_What is expected_: Begin at the first line below and copy each line exactly, ending with the line where "const toPts = arr" appears.

_Collected material_:
* begin *
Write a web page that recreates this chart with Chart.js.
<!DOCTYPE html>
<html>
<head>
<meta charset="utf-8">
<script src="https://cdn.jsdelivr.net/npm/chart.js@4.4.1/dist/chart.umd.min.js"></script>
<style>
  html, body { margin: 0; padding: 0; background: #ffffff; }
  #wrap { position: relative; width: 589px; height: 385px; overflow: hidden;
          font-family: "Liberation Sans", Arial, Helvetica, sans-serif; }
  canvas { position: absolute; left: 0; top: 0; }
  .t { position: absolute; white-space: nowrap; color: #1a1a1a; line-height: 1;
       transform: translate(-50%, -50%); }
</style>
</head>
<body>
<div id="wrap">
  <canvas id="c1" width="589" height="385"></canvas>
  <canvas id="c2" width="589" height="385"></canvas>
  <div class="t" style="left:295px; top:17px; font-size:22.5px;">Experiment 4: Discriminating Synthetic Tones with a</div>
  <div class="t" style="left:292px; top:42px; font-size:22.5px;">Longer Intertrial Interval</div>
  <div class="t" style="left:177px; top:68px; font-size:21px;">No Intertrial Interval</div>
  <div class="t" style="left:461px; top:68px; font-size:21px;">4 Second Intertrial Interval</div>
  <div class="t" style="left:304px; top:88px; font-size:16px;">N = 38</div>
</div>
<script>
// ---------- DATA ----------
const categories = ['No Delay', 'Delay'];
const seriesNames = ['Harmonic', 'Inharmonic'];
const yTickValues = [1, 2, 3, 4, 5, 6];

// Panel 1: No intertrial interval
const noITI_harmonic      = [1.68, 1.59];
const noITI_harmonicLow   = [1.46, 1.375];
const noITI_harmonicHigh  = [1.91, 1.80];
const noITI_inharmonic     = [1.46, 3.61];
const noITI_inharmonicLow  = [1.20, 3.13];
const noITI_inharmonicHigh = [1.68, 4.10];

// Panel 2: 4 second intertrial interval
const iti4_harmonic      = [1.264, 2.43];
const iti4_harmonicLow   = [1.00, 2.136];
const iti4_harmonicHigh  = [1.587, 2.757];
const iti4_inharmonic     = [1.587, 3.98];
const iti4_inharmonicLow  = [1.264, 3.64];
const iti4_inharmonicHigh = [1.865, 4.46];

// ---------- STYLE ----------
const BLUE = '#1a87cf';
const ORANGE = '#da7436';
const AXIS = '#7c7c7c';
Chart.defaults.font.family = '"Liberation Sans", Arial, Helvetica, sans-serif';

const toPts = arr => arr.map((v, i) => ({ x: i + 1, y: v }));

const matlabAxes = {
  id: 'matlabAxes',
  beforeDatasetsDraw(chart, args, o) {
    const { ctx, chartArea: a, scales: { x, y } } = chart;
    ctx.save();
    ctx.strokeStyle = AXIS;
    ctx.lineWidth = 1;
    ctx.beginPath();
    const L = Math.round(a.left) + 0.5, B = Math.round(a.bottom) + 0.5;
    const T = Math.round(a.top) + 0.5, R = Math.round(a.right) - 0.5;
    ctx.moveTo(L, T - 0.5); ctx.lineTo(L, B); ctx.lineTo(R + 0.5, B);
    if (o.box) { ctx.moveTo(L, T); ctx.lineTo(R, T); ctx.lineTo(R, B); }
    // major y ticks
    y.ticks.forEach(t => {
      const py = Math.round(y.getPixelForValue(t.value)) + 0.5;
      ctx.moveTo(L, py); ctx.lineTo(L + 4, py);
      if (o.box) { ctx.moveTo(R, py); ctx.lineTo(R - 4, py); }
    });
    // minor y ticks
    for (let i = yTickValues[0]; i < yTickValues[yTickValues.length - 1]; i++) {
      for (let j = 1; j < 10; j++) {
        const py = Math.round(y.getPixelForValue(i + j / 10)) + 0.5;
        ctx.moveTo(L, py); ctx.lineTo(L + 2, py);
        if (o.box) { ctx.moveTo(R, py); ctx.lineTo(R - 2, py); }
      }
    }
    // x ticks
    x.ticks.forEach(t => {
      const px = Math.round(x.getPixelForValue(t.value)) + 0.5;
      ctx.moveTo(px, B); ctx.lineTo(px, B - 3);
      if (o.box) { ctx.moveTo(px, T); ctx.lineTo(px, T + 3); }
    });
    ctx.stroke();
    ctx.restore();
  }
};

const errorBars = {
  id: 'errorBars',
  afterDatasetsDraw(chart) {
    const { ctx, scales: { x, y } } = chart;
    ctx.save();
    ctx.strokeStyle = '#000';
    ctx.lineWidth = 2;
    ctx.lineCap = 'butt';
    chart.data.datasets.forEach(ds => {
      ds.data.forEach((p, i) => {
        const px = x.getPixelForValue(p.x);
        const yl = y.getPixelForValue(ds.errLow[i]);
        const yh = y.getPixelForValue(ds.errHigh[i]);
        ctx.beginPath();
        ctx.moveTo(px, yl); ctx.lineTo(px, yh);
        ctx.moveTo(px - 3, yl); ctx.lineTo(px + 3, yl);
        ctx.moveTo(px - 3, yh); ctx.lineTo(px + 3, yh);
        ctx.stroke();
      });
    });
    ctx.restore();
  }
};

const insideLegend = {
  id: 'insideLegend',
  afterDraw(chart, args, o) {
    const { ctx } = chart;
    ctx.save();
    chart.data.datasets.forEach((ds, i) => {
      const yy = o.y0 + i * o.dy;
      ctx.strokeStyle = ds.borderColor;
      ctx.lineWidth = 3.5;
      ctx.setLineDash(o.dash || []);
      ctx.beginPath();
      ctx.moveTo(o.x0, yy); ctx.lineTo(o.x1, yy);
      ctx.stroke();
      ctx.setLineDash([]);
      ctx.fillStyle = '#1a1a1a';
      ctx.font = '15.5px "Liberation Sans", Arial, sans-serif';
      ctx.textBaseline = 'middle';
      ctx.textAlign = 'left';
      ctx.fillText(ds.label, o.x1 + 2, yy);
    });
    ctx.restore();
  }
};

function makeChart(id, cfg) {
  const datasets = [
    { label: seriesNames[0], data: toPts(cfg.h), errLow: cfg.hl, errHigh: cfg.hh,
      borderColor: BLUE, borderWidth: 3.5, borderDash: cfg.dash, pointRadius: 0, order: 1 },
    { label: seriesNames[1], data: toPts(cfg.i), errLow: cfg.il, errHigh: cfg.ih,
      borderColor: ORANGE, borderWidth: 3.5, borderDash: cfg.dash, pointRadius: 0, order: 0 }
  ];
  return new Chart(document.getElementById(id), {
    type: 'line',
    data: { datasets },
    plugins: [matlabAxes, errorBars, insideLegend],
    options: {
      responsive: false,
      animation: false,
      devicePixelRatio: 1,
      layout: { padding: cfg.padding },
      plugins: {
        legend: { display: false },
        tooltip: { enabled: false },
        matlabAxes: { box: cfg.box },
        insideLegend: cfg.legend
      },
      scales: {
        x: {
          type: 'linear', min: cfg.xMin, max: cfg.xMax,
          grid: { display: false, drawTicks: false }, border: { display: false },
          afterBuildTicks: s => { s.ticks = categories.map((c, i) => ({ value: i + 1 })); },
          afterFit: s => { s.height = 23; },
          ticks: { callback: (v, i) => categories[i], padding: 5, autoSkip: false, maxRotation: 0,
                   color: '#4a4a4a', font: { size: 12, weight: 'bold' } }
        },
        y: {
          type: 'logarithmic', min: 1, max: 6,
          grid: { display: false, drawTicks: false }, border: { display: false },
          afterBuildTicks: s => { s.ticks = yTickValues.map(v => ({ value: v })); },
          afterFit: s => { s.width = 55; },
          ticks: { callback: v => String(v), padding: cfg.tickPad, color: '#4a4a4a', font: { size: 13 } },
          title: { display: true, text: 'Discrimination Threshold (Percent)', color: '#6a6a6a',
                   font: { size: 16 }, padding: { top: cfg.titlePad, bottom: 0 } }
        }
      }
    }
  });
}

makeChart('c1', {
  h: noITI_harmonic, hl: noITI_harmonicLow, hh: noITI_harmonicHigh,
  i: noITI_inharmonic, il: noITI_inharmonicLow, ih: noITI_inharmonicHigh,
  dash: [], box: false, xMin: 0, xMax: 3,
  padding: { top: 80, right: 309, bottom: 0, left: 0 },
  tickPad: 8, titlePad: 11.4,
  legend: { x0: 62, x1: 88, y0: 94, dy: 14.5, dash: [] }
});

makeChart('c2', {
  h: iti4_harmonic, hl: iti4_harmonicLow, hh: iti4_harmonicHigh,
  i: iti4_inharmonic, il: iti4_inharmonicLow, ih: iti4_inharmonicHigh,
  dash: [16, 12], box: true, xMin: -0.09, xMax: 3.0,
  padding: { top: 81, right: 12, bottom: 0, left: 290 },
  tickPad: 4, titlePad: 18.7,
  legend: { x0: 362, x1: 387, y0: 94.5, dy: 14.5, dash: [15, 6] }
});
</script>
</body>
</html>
* end *
_Exercise output_:
Write a web page that recreates this chart with Chart.js.
<!DOCTYPE html>
<html>
<head>
<meta charset="utf-8">
<script src="https://cdn.jsdelivr.net/npm/chart.js@4.4.1/dist/chart.umd.min.js"></script>
<style>
  html, body { margin: 0; padding: 0; background: #ffffff; }
  #wrap { position: relative; width: 589px; height: 385px; overflow: hidden;
          font-family: "Liberation Sans", Arial, Helvetica, sans-serif; }
  canvas { position: absolute; left: 0; top: 0; }
  .t { position: absolute; white-space: nowrap; color: #1a1a1a; line-height: 1;
       transform: translate(-50%, -50%); }
</style>
</head>
<body>
<div id="wrap">
  <canvas id="c1" width="589" height="385"></canvas>
  <canvas id="c2" width="589" height="385"></canvas>
  <div class="t" style="left:295px; top:17px; font-size:22.5px;">Experiment 4: Discriminating Synthetic Tones with a</div>
  <div class="t" style="left:292px; top:42px; font-size:22.5px;">Longer Intertrial Interval</div>
  <div class="t" style="left:177px; top:68px; font-size:21px;">No Intertrial Interval</div>
  <div class="t" style="left:461px; top:68px; font-size:21px;">4 Second Intertrial Interval</div>
  <div class="t" style="left:304px; top:88px; font-size:16px;">N = 38</div>
</div>
<script>
// ---------- DATA ----------
const categories = ['No Delay', 'Delay'];
const seriesNames = ['Harmonic', 'Inharmonic'];
const yTickValues = [1, 2, 3, 4, 5, 6];

// Panel 1: No intertrial interval
const noITI_harmonic      = [1.68, 1.59];
const noITI_harmonicLow   = [1.46, 1.375];
const noITI_harmonicHigh  = [1.91, 1.80];
const noITI_inharmonic     = [1.46, 3.61];
const noITI_inharmonicLow  = [1.20, 3.13];
const noITI_inharmonicHigh = [1.68, 4.10];

// Panel 2: 4 second intertrial interval
const iti4_harmonic      = [1.264, 2.43];
const iti4_harmonicLow   = [1.00, 2.136];
const iti4_harmonicHigh  = [1.587, 2.757];
const iti4_inharmonic     = [1.587, 3.98];
const iti4_inharmonicLow  = [1.264, 3.64];
const iti4_inharmonicHigh = [1.865, 4.46];

// ---------- STYLE ----------
const BLUE = '#1a87cf';
const ORANGE = '#da7436';
const AXIS = '#7c7c7c';
Chart.defaults.font.family = '"Liberation Sans", Arial, Helvetica, sans-serif';

const toPts = arr => arr.map((v, i) => ({ x: i + 1, y: v }));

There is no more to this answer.